• Listed records:
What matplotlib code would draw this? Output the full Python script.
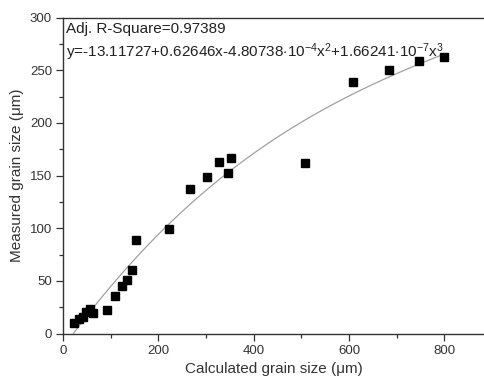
import numpy as np
import matplotlib
matplotlib.use("Agg")
import matplotlib.pyplot as plt
from matplotlib.ticker import MultipleLocator

plt.rcParams['font.family'] = ['Liberation Sans', 'DejaVu Sans']
plt.rcParams['mathtext.fontset'] = 'custom'
plt.rcParams['mathtext.rm'] = 'Liberation Sans'
plt.rcParams['mathtext.it'] = 'Liberation Sans'

calc_size = [24, 34, 41, 49, 57, 62, 92, 110, 123, 134, 144, 152, 223, 267,
             302, 328, 345, 352, 508, 608, 683, 746, 800]
meas_size = [10, 14, 16, 21, 23, 20, 22, 36, 45, 51, 60, 89, 99, 137,
             149, 163, 152, 167, 162, 239, 250, 259, 263]
coef = [-13.11727, 0.62646, -4.80738e-4, 1.66241e-7]
r2_text = "Adj. R-Square=0.97389"
eq_text = (r"y=-13.11727+0.62646x-4.80738$\cdot$10$^{-4}$x$^{2}$"
           r"+1.66241$\cdot$10$^{-7}$x$^{3}$")

fig = plt.figure(figsize=(4.85, 3.85), dpi=100)
ax = fig.add_axes([0.130, 0.1333, 0.870, 0.8212])

xf = np.linspace(min(calc_size) - 2, max(calc_size), 300)
yf = coef[0] + coef[1] * xf + coef[2] * xf**2 + coef[3] * xf**3
ax.plot(xf, yf, color='#a0a0a0', lw=0.9, zorder=2)
ax.plot(calc_size, meas_size, 's', color='black', markersize=6.2, zorder=3)

ax.set_xlim(0, 885)
ax.set_ylim(0, 300)
ax.xaxis.set_major_locator(MultipleLocator(200))
ax.xaxis.set_minor_locator(MultipleLocator(100))
ax.yaxis.set_major_locator(MultipleLocator(50))
ax.yaxis.set_minor_locator(MultipleLocator(25))
ax.tick_params(which='major', direction='out', length=5, width=0.9,
               labelsize=9.5, colors='#333333', pad=3)
ax.tick_params(which='minor', direction='out', length=3, width=0.9, colors='#333333')
ax.tick_params(top=False, right=False, which='both')
for s in ax.spines.values():
    s.set_color('#333333')
    s.set_linewidth(1.0)

ax.set_xlabel("Calculated grain size (\u03bcm)", fontsize=11, color='#333333', labelpad=4)
ax.set_ylabel("Measured grain size (\u03bcm)", fontsize=11, color='#333333', labelpad=4)

ax.text(0.006, 0.985, r2_text, transform=ax.transAxes, fontsize=11,
        va='top', ha='left', color='#222222')
ax.text(0.006, 0.925, eq_text, transform=ax.transAxes, fontsize=11,
        va='top', ha='left', color='#222222')

fig.savefig("out.png", dpi=100)
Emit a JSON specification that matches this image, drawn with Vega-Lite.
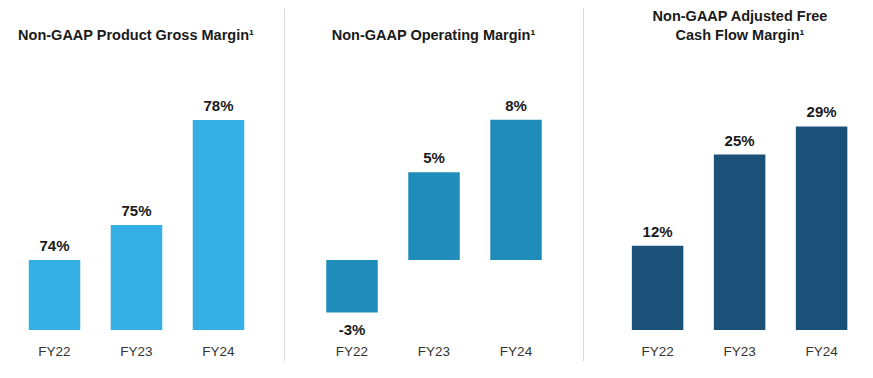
{
  "$schema": "https://vega.github.io/schema/vega-lite/v6.json",
  "background": "white",
  "padding": {"left": 0, "top": 8, "right": 0, "bottom": 0},
  "spacing": 0,
  "datasets": {
    "gross": [
      {"year": "FY22", "value": 74, "label": "74%"},
      {"year": "FY23", "value": 75, "label": "75%"},
      {"year": "FY24", "value": 78, "label": "78%"}
    ],
    "operating": [
      {"year": "FY22", "value": -3, "label": "-3%"},
      {"year": "FY23", "value": 5, "label": "5%"},
      {"year": "FY24", "value": 8, "label": "8%"}
    ],
    "fcf": [
      {"year": "FY22", "value": 12, "label": "12%"},
      {"year": "FY23", "value": 25, "label": "25%"},
      {"year": "FY24", "value": 29, "label": "29%"}
    ]
  },
  "config": {
    "view": {"stroke": null},
    "font": "Liberation Sans",
    "title": {
      "font": "Liberation Sans",
      "fontSize": 14.5,
      "fontWeight": "bold",
      "color": "#1a1a1a",
      "anchor": "middle",
      "frame": "group",
      "offset": -35,
      "baseline": "bottom",
      "lineHeight": 19
    },
    "axisX": {
      "title": null,
      "labelAngle": 0,
      "domain": false,
      "ticks": false,
      "grid": false,
      "offset": -6,
      "labelPadding": 0,
      "labelBaseline": "alphabetic",
      "labelFont": "Liberation Sans",
      "labelFontSize": 13.5,
      "labelColor": "#333333"
    },
    "axisY": {
      "title": null,
      "labels": false,
      "ticks": false,
      "grid": false,
      "domain": true,
      "domainColor": "#d9d9d9",
      "domainWidth": 1
    }
  },
  "hconcat": [
    {
      "width": 284,
      "height": 353,
      "data": {"name": "gross"},
      "title": {"text": "Non-GAAP Product Gross Margin¹", "dx": -6},
      "encoding": {
        "x": {"field": "year", "type": "nominal", "sort": null,
              "scale": {"paddingInner": 0.372, "paddingOuter": 0.4177, "align": 0.4197}}
      },
      "layer": [
        {
          "mark": {"type": "bar", "color": "#35B0E5"},
          "encoding": {
            "y": {"field": "value", "type": "quantitative",
                  "scale": {"domain": [71.114, 81.2], "nice": false, "zero": false},
                  "axis": null},
            "y2": {"datum": 72}
          }
        },
        {
          "mark": {"type": "text", "dy": -9, "baseline": "alphabetic", "fontSize": 15, "fontWeight": "bold", "color": "#1a1a1a"},
          "encoding": {
            "y": {"field": "value", "type": "quantitative"},
            "text": {"field": "label"}
          }
        }
      ]
    },
    {
      "width": 299,
      "height": 353,
      "data": {"name": "operating"},
      "title": {"text": "Non-GAAP Operating Margin¹", "dx": 0},
      "encoding": {
        "x": {"field": "year", "type": "nominal", "sort": null,
              "scale": {"paddingInner": 0.372, "paddingOuter": 0.509, "align": 0.506}}
      },
      "layer": [
        {
          "mark": {"type": "bar", "color": "#1F8CB9"},
          "encoding": {
            "y": {"field": "value", "type": "quantitative",
                  "scale": {"domain": [-5.762, 14.375], "nice": false, "zero": false}},
            "y2": {"datum": 0}
          }
        },
        {
          "transform": [{"filter": "datum.value >= 0"}],
          "mark": {"type": "text", "dy": -9, "baseline": "alphabetic", "fontSize": 15, "fontWeight": "bold", "color": "#1a1a1a"},
          "encoding": {
            "y": {"field": "value", "type": "quantitative"},
            "text": {"field": "label"}
          }
        },
        {
          "transform": [{"filter": "datum.value < 0"}],
          "mark": {"type": "text", "dy": 22, "baseline": "alphabetic", "fontSize": 15, "fontWeight": "bold", "color": "#1a1a1a"},
          "encoding": {
            "y": {"field": "value", "type": "quantitative"},
            "text": {"field": "label"}
          }
        }
      ]
    },
    {
      "width": 290,
      "height": 353,
      "data": {"name": "fcf"},
      "title": {"text": ["Non-GAAP Adjusted Free", "Cash Flow Margin¹"], "dx": 12},
      "encoding": {
        "x": {"field": "year", "type": "nominal", "sort": null,
              "scale": {"paddingInner": 0.372, "paddingOuter": 0.4543, "align": 0.6557}}
      },
      "layer": [
        {
          "mark": {"type": "bar", "color": "#1B5078"},
          "encoding": {
            "y": {"field": "value", "type": "quantitative",
                  "scale": {"domain": [-4.416, 45.87], "nice": false, "zero": false}},
            "y2": {"datum": 0}
          }
        },
        {
          "mark": {"type": "text", "dy": -9, "baseline": "alphabetic", "fontSize": 15, "fontWeight": "bold", "color": "#1a1a1a"},
          "encoding": {
            "y": {"field": "value", "type": "quantitative"},
            "text": {"field": "label"}
          }
        }
      ]
    }
  ]
}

• Aim of the task: Output every entry word for word, but omit the pictures.

• Solved exercise:
What matplotlib code would draw this? Output the full Python script.
import numpy as np
import matplotlib
matplotlib.use("Agg")
import matplotlib.pyplot as plt
from matplotlib.ticker import MultipleLocator

plt.rcParams['font.family'] = ['Liberation Sans', 'DejaVu Sans']
plt.rcParams['mathtext.fontset'] = 'custom'
plt.rcParams['mathtext.rm'] = 'Liberation Sans'
plt.rcParams['mathtext.it'] = 'Liberation Sans'

calc_size = [24, 34, 41, 49, 57, 62, 92, 110, 123, 134, 144, 152, 223, 267,
             302, 328, 345, 352, 508, 608, 683, 746, 800]
meas_size = [10, 14, 16, 21, 23, 20, 22, 36, 45, 51, 60, 89, 99, 137,
             149, 163, 152, 167, 162, 239, 250, 259, 263]
coef = [-13.11727, 0.62646, -4.80738e-4, 1.66241e-7]
r2_text = "Adj. R-Square=0.97389"
eq_text = (r"y=-13.11727+0.62646x-4.80738$\cdot$10$^{-4}$x$^{2}$"
           r"+1.66241$\cdot$10$^{-7}$x$^{3}$")

fig = plt.figure(figsize=(4.85, 3.85), dpi=100)
ax = fig.add_axes([0.130, 0.1333, 0.870, 0.8212])

xf = np.linspace(min(calc_size) - 2, max(calc_size), 300)
yf = coef[0] + coef[1] * xf + coef[2] * xf**2 + coef[3] * xf**3
ax.plot(xf, yf, color='#a0a0a0', lw=0.9, zorder=2)
ax.plot(calc_size, meas_size, 's', color='black', markersize=6.2, zorder=3)

ax.set_xlim(0, 885)
ax.set_ylim(0, 300)
ax.xaxis.set_major_locator(MultipleLocator(200))
ax.xaxis.set_minor_locator(MultipleLocator(100))
ax.yaxis.set_major_locator(MultipleLocator(50))
ax.yaxis.set_minor_locator(MultipleLocator(25))
ax.tick_params(which='major', direction='out', length=5, width=0.9,
               labelsize=9.5, colors='#333333', pad=3)
ax.tick_params(which='minor', direction='out', length=3, width=0.9, colors='#333333')
ax.tick_params(top=False, right=False, which='both')
for s in ax.spines.values():
    s.set_color('#333333')
    s.set_linewidth(1.0)

ax.set_xlabel("Calculated grain size (\u03bcm)", fontsize=11, color='#333333', labelpad=4)
ax.set_ylabel("Measured grain size (\u03bcm)", fontsize=11, color='#333333', labelpad=4)

ax.text(0.006, 0.985, r2_text, transform=ax.transAxes, fontsize=11,
        va='top', ha='left', color='#222222')
ax.text(0.006, 0.925, eq_text, transform=ax.transAxes, fontsize=11,
        va='top', ha='left', color='#222222')

fig.savefig("out.png", dpi=100)
Emit a JSON specification that matches this image, drawn with Vega-Lite.
{
  "$schema": "https://vega.github.io/schema/vega-lite/v6.json",
  "background": "white",
  "padding": {"left": 0, "top": 8, "right": 0, "bottom": 0},
  "spacing": 0,
  "datasets": {
    "gross": [
      {"year": "FY22", "value": 74, "label": "74%"},
      {"year": "FY23", "value": 75, "label": "75%"},
      {"year": "FY24", "value": 78, "label": "78%"}
    ],
    "operating": [
      {"year": "FY22", "value": -3, "label": "-3%"},
      {"year": "FY23", "value": 5, "label": "5%"},
      {"year": "FY24", "value": 8, "label": "8%"}
    ],
    "fcf": [
      {"year": "FY22", "value": 12, "label": "12%"},
      {"year": "FY23", "value": 25, "label": "25%"},
      {"year": "FY24", "value": 29, "label": "29%"}
    ]
  },
  "config": {
    "view": {"stroke": null},
    "font": "Liberation Sans",
    "title": {
      "font": "Liberation Sans",
      "fontSize": 14.5,
      "fontWeight": "bold",
      "color": "#1a1a1a",
      "anchor": "middle",
      "frame": "group",
      "offset": -35,
      "baseline": "bottom",
      "lineHeight": 19
    },
    "axisX": {
      "title": null,
      "labelAngle": 0,
      "domain": false,
      "ticks": false,
      "grid": false,
      "offset": -6,
      "labelPadding": 0,
      "labelBaseline": "alphabetic",
      "labelFont": "Liberation Sans",
      "labelFontSize": 13.5,
      "labelColor": "#333333"
    },
    "axisY": {
      "title": null,
      "labels": false,
      "ticks": false,
      "grid": false,
      "domain": true,
      "domainColor": "#d9d9d9",
      "domainWidth": 1
    }
  },
  "hconcat": [
    {
      "width": 284,
      "height": 353,
      "data": {"name": "gross"},
      "title": {"text": "Non-GAAP Product Gross Margin¹", "dx": -6},
      "encoding": {
        "x": {"field": "year", "type": "nominal", "sort": null,
              "scale": {"paddingInner": 0.372, "paddingOuter": 0.4177, "align": 0.4197}}
      },
      "layer": [
        {
          "mark": {"type": "bar", "color": "#35B0E5"},
          "encoding": {
            "y": {"field": "value", "type": "quantitative",
                  "scale": {"domain": [71.114, 81.2], "nice": false, "zero": false},
                  "axis": null},
            "y2": {"datum": 72}
          }
        },
        {
          "mark": {"type": "text", "dy": -9, "baseline": "alphabetic", "fontSize": 15, "fontWeight": "bold", "color": "#1a1a1a"},
          "encoding": {
            "y": {"field": "value", "type": "quantitative"},
            "text": {"field": "label"}
          }
        }
      ]
    },
    {
      "width": 299,
      "height": 353,
      "data": {"name": "operating"},
      "title": {"text": "Non-GAAP Operating Margin¹", "dx": 0},
      "encoding": {
        "x": {"field": "year", "type": "nominal", "sort": null,
              "scale": {"paddingInner": 0.372, "paddingOuter": 0.509, "align": 0.506}}
      },
      "layer": [
        {
          "mark": {"type": "bar", "color": "#1F8CB9"},
          "encoding": {
            "y": {"field": "value", "type": "quantitative",
                  "scale": {"domain": [-5.762, 14.375], "nice": false, "zero": false}},
            "y2": {"datum": 0}
          }
        },
        {
          "transform": [{"filter": "datum.value >= 0"}],
          "mark": {"type": "text", "dy": -9, "baseline": "alphabetic", "fontSize": 15, "fontWeight": "bold", "color": "#1a1a1a"},
          "encoding": {
            "y": {"field": "value", "type": "quantitative"},
            "text": {"field": "label"}
          }
        },
        {
          "transform": [{"filter": "datum.value < 0"}],
          "mark": {"type": "text", "dy": 22, "baseline": "alphabetic", "fontSize": 15, "fontWeight": "bold", "color": "#1a1a1a"},
          "encoding": {
            "y": {"field": "value", "type": "quantitative"},
            "text": {"field": "label"}
          }
        }
      ]
    },
    {
      "width": 290,
      "height": 353,
      "data": {"name": "fcf"},
      "title": {"text": ["Non-GAAP Adjusted Free", "Cash Flow Margin¹"], "dx": 12},
      "encoding": {
        "x": {"field": "year", "type": "nominal", "sort": null,
              "scale": {"paddingInner": 0.372, "paddingOuter": 0.4543, "align": 0.6557}}
      },
      "layer": [
        {
          "mark": {"type": "bar", "color": "#1B5078"},
          "encoding": {
            "y": {"field": "value", "type": "quantitative",
                  "scale": {"domain": [-4.416, 45.87], "nice": false, "zero": false}},
            "y2": {"datum": 0}
          }
        },
        {
          "mark": {"type": "text", "dy": -9, "baseline": "alphabetic", "fontSize": 15, "fontWeight": "bold", "color": "#1a1a1a"},
          "encoding": {
            "y": {"field": "value", "type": "quantitative"},
            "text": {"field": "label"}
          }
        }
      ]
    }
  ]
}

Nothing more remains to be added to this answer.